Repeat each line of the material below exactly as it appears, minus any pictures.

* _MATERIAL PROVIDED_
○ ○ ○ ○ ○ ○ ○

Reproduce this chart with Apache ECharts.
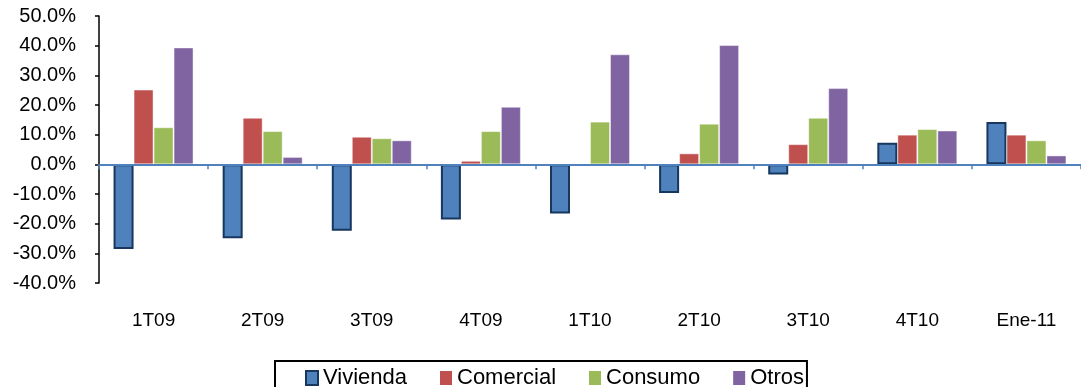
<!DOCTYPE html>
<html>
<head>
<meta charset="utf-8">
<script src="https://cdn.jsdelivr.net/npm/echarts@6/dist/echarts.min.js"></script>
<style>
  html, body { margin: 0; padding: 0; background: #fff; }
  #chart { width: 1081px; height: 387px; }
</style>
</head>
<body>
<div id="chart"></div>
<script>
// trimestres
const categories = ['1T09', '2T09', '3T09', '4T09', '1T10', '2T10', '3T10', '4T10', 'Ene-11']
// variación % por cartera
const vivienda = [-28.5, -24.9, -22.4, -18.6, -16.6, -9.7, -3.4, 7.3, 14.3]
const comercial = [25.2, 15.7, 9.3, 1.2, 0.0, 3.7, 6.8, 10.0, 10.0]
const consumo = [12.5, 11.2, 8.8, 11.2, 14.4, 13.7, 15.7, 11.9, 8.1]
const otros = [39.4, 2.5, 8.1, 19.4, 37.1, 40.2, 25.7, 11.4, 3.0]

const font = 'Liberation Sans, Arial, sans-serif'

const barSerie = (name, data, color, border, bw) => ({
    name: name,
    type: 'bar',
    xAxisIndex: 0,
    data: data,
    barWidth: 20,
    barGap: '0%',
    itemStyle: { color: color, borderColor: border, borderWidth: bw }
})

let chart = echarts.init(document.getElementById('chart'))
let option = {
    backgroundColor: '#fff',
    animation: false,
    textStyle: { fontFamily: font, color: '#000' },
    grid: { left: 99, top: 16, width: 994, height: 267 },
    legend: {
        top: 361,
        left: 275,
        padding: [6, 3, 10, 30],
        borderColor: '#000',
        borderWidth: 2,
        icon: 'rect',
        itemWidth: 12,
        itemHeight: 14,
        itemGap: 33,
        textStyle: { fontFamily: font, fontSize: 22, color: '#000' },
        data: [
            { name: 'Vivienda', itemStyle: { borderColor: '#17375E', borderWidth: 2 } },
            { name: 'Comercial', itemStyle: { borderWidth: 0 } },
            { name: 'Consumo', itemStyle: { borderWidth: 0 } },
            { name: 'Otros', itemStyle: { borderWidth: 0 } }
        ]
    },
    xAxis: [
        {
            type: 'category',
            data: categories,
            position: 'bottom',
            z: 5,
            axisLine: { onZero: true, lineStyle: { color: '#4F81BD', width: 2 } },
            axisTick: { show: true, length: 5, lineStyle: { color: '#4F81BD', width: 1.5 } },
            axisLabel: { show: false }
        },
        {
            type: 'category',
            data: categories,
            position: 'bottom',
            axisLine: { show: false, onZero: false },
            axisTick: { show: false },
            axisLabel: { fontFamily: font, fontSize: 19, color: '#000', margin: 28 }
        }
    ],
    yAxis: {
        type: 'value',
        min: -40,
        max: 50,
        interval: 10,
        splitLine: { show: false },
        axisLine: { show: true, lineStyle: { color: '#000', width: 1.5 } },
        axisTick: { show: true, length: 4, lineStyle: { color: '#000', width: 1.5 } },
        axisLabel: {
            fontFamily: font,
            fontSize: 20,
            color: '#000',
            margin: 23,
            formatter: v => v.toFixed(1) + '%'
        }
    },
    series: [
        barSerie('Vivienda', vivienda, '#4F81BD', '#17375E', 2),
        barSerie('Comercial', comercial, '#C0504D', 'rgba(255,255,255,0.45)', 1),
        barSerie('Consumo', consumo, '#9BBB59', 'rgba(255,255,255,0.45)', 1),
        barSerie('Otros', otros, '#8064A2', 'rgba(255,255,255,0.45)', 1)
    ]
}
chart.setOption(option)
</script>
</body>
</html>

○ ○ ○ ○ ○ ○ ○

* _TASK RESPONSE_
Reproduce this chart with Apache ECharts.
<!DOCTYPE html>
<html>
<head>
<meta charset="utf-8">
<script src="https://cdn.jsdelivr.net/npm/echarts@6/dist/echarts.min.js"></script>
<style>
  html, body { margin: 0; padding: 0; background: #fff; }
  #chart { width: 1081px; height: 387px; }
</style>
</head>
<body>
<div id="chart"></div>
<script>
// trimestres
const categories = ['1T09', '2T09', '3T09', '4T09', '1T10', '2T10', '3T10', '4T10', 'Ene-11']
// variación % por cartera
const vivienda = [-28.5, -24.9, -22.4, -18.6, -16.6, -9.7, -3.4, 7.3, 14.3]
const comercial = [25.2, 15.7, 9.3, 1.2, 0.0, 3.7, 6.8, 10.0, 10.0]
const consumo = [12.5, 11.2, 8.8, 11.2, 14.4, 13.7, 15.7, 11.9, 8.1]
const otros = [39.4, 2.5, 8.1, 19.4, 37.1, 40.2, 25.7, 11.4, 3.0]

const font = 'Liberation Sans, Arial, sans-serif'

const barSerie = (name, data, color, border, bw) => ({
    name: name,
    type: 'bar',
    xAxisIndex: 0,
    data: data,
    barWidth: 20,
    barGap: '0%',
    itemStyle: { color: color, borderColor: border, borderWidth: bw }
})

let chart = echarts.init(document.getElementById('chart'))
let option = {
    backgroundColor: '#fff',
    animation: false,
    textStyle: { fontFamily: font, color: '#000' },
    grid: { left: 99, top: 16, width: 994, height: 267 },
    legend: {
        top: 361,
        left: 275,
        padding: [6, 3, 10, 30],
        borderColor: '#000',
        borderWidth: 2,
        icon: 'rect',
        itemWidth: 12,
        itemHeight: 14,
        itemGap: 33,
        textStyle: { fontFamily: font, fontSize: 22, color: '#000' },
        data: [
            { name: 'Vivienda', itemStyle: { borderColor: '#17375E', borderWidth: 2 } },
            { name: 'Comercial', itemStyle: { borderWidth: 0 } },
            { name: 'Consumo', itemStyle: { borderWidth: 0 } },
            { name: 'Otros', itemStyle: { borderWidth: 0 } }
        ]
    },
    xAxis: [
        {
            type: 'category',
            data: categories,
            position: 'bottom',
            z: 5,
            axisLine: { onZero: true, lineStyle: { color: '#4F81BD', width: 2 } },
            axisTick: { show: true, length: 5, lineStyle: { color: '#4F81BD', width: 1.5 } },
            axisLabel: { show: false }
        },
        {
            type: 'category',
            data: categories,
            position: 'bottom',
            axisLine: { show: false, onZero: false },
            axisTick: { show: false },
            axisLabel: { fontFamily: font, fontSize: 19, color: '#000', margin: 28 }
        }
    ],
    yAxis: {
        type: 'value',
        min: -40,
        max: 50,
        interval: 10,
        splitLine: { show: false },
        axisLine: { show: true, lineStyle: { color: '#000', width: 1.5 } },
        axisTick: { show: true, length: 4, lineStyle: { color: '#000', width: 1.5 } },
        axisLabel: {
            fontFamily: font,
            fontSize: 20,
            color: '#000',
            margin: 23,
            formatter: v => v.toFixed(1) + '%'
        }
    },
    series: [
        barSerie('Vivienda', vivienda, '#4F81BD', '#17375E', 2),
        barSerie('Comercial', comercial, '#C0504D', 'rgba(255,255,255,0.45)', 1),
        barSerie('Consumo', consumo, '#9BBB59', 'rgba(255,255,255,0.45)', 1),
        barSerie('Otros', otros, '#8064A2', 'rgba(255,255,255,0.45)', 1)
    ]
}
chart.setOption(option)
</script>
</body>
</html>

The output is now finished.